Vor fast 50 Jahren hat das amerikanische Unternehmen seine ersten Farbfächer mit Sonderfarben entwickelt. Regelmäßig werden ein paar Töne im Katalog durch zeitgeistigere ausgetauscht. Im Pantone-System erhält jede der katalogisierten Farben einen speziellen Code, hinter dem sich ein Mischungsverhältnis verbirgt. So können die Farbtöne überall auf der Welt und unabhängig vom individuellen Farbempfinden exakt reproduziert werden. Barbie-Pink ist 820c, Starbucks-Grün 3425c und das Orange der CDU ist unter 144c systematisiert.  

Das ist für den Normalmenschen, der ja schon froh sein darf, wenn er Azur-, Yves-Klein- und Preußisch-Blau richtig zuordnet, nun eher kryptisch. Eigentlich sind die Farbkarten von Pantone also etwas für Grafiker und Designer. Außerdem führt Pantone zwar am Weltmarkt für Sonderfarben, doch auch andere Firmen wie zum Beispiel HKS haben Farbsysteme entwickelt. Wieso ist ausgerechnet die Pantone-Palette also gerade so etwas wie verdammt cool?  
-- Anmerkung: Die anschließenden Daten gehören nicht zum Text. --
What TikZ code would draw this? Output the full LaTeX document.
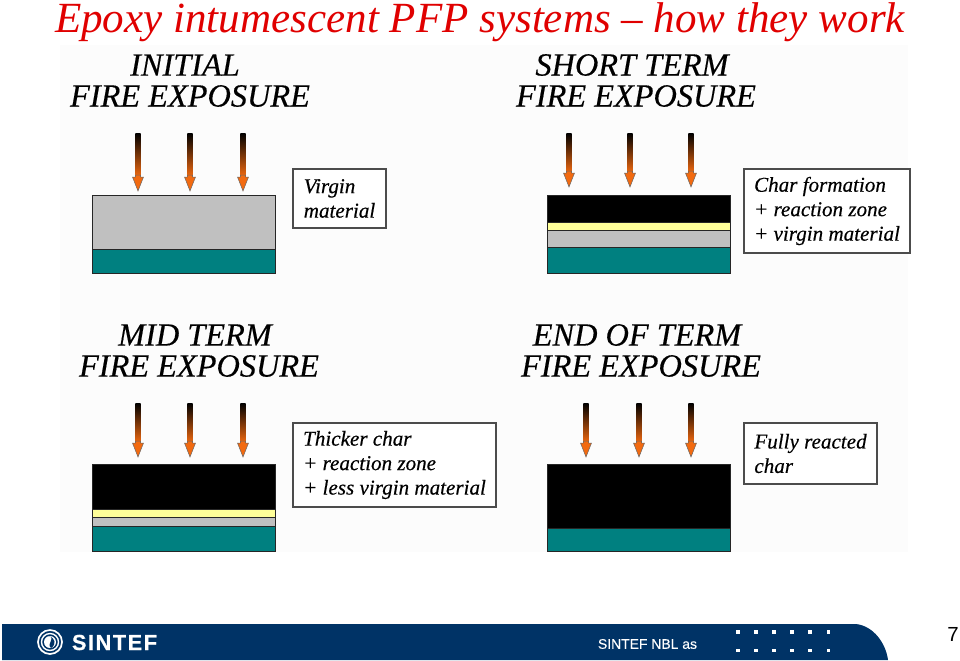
\documentclass[tikz,border=0pt]{standalone}
\usepackage{fontspec}
\setmainfont{Liberation Serif}
\setsansfont{Liberation Sans}
\newfontfamily\headfont{Liberation Serif}[ItalicFeatures={FakeBold=0.35}]
\newfontfamily\logofont{Liberation Sans}[BoldFeatures={FakeBold=0.5,LetterSpace=7}]
\newfontfamily\nblfont{Liberation Sans}[FakeBold=0.25]
\usepackage{tikz}
\definecolor{sintefblue}{HTML}{003366}
\definecolor{coating}{HTML}{C0C0C0}
\definecolor{steel}{HTML}{008080}
\definecolor{zone}{HTML}{FFFF99}
\definecolor{flame}{HTML}{F26A10}
\begin{document}
\begin{tikzpicture}[x=0.025cm,y=-0.025cm]
	\tikzset{heading/.style={font=\fontsize{23}{23}\selectfont\headfont\itshape, inner sep=0pt},
		legend/.style={draw=black!70, line width=.8pt, fill=white, inner sep=0pt, align=left, font=\fontsize{15}{17.4}\selectfont\headfont\itshape},
		layer/.style={draw=black!85, line width=.6pt},
		dot/.style={fill=white, inner sep=0pt, minimum size=2.8pt}}
	\def \firearrow #1#2#3{
		\shade[top color=black, bottom color=flame] (#1-2.7,#2) rectangle (#1+2.7,#3-14);
		\draw[fill=flame, draw=black!60, line width=.35pt]
			(#1-2.7,#3-16) -- (#1-2.7,#3-14) -- (#1-5.5,#3-14) -- (#1,#3) -- (#1+5.5,#3-14) -- (#1+2.7,#3-14) -- (#1+2.7,#3-16) -- cycle;
	}
	\useasboundingbox (0,0) rectangle (960,660);
	\fill[black!1] (60,45) rectangle (908,552);

	\node[inner sep=0pt, font=\fontsize{30.6}{30.6}\selectfont\itshape, text=red!88!black] (title) at (480,22) {Epoxy intumescent PFP systems -- how they work};

	% headings
	\foreach \x/\y/\dx/\one in {185/65/5/INITIAL, 632/65/4/SHORT TERM, 195/335/4/MID TERM, 637/335/4/END OF TERM}{
		\node[heading] (h\x\y) at (\x,\y) {\one};
		\node[heading] at (\x+\dx,\y+31) {FIRE EXPOSURE};
	}

	% arrows
	\foreach \x in {138,190,243}{
		\firearrow{\x}{133}{191}
		\firearrow{\x}{403}{457}
	}
	\foreach \x in {569,630,691}{
		\firearrow{\x}{133}{187}
	}
	\foreach \x in {586,639,691}{
		\firearrow{\x}{403}{457}
	}

	% layers
	\foreach \xa/\ya/\yb/\col in {92/195/249/coating, 92/249/273/steel,
		547/195/222/black, 547/222/230/zone, 547/230/247/coating, 547/247/273/steel,
		92/464/509/black, 92/509/517/zone, 92/517/526/coating, 92/526/551/steel,
		547/464/528/black, 547/528/551/steel}{
		\draw[layer, fill=\col] (\xa,\ya) rectangle (\xa+183,\yb);
	}

	% legends
	\node[legend, minimum width=93*.711pt, minimum height=59*.711pt] (virgin) at (339.5,198.5) {Virgin\\material};
	\node[legend, minimum width=166*.711pt, minimum height=84*.711pt] (charform) at (827,211) {Char formation\\+ reaction zone\\+ virgin material};
	\node[legend, minimum width=203*.711pt, minimum height=84*.711pt] (thicker) at (394.5,465) {Thicker char\\+ reaction zone\\+ less virgin material};
	\node[legend, minimum width=133*.711pt, minimum height=61*.711pt] (reacted) at (810.5,453.5) {Fully reacted\\char};

	% footer
	\fill[sintefblue] (2,624) -- (856,624) .. controls (874,626) and (886,644) .. (888,660) -- (2,660) -- cycle;
	\draw[white, line width=1.2pt] (50,642) circle (12);
	\draw[white, line width=1pt] (50,642) circle (8.5);
	\fill[white] (50,642) circle (6);
	\fill[sintefblue] (49,636) .. controls (56,639) and (46,643) .. (51,648) .. controls (57,644) and (55,638) .. (49,636) -- cycle;
	\node[inner sep=0pt, text=white, font=\fontsize{15.5}{15.5}\selectfont\logofont\bfseries] (logo) at (114.5,642.5) {SINTEF};
	\node[inner sep=0pt, text=white, font=\fontsize{9.9}{10}\selectfont\nblfont] (nbl) at (647.5,644) {SINTEF NBL as};
	\foreach \y in {632,650.5}{
		\foreach \x in {0,...,5}{
			\node[dot] (d\x\y) at (738+\x*18.1,\y) {};
		}
	}
	\node[inner sep=0pt, font=\fontsize{14.5}{14.5}\selectfont\sffamily] (page) at (953,634) {7};
\end{tikzpicture}
\end{document}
Vermutlich ist es vor allem: kluges Marketing. Schon seit einiger Zeit verkauft Pantone Lifestyle-Krams wie Kaffeebecher, Smartphone-Hüllen und Notizbücher, demnächst kommt offenbar noch ein Koffer dazu. Die Produkte gibt es zwar längst nicht in allen Farben aus dem Katalog. Aber wenn man seinen Kaffee aus einer Tasse trinkt, die zwar nicht genau dem eigenen Lieblingshellblau entspricht, man die Fastlieblingsfarbe dafür aber von nun an als 630c klassifizieren kann, dann hat dieser Inbegriff des unnützen Wisssens wenigstens ein bisschen Distinktionspotential. Und wer weiß, wozu das noch mal gut sein kann.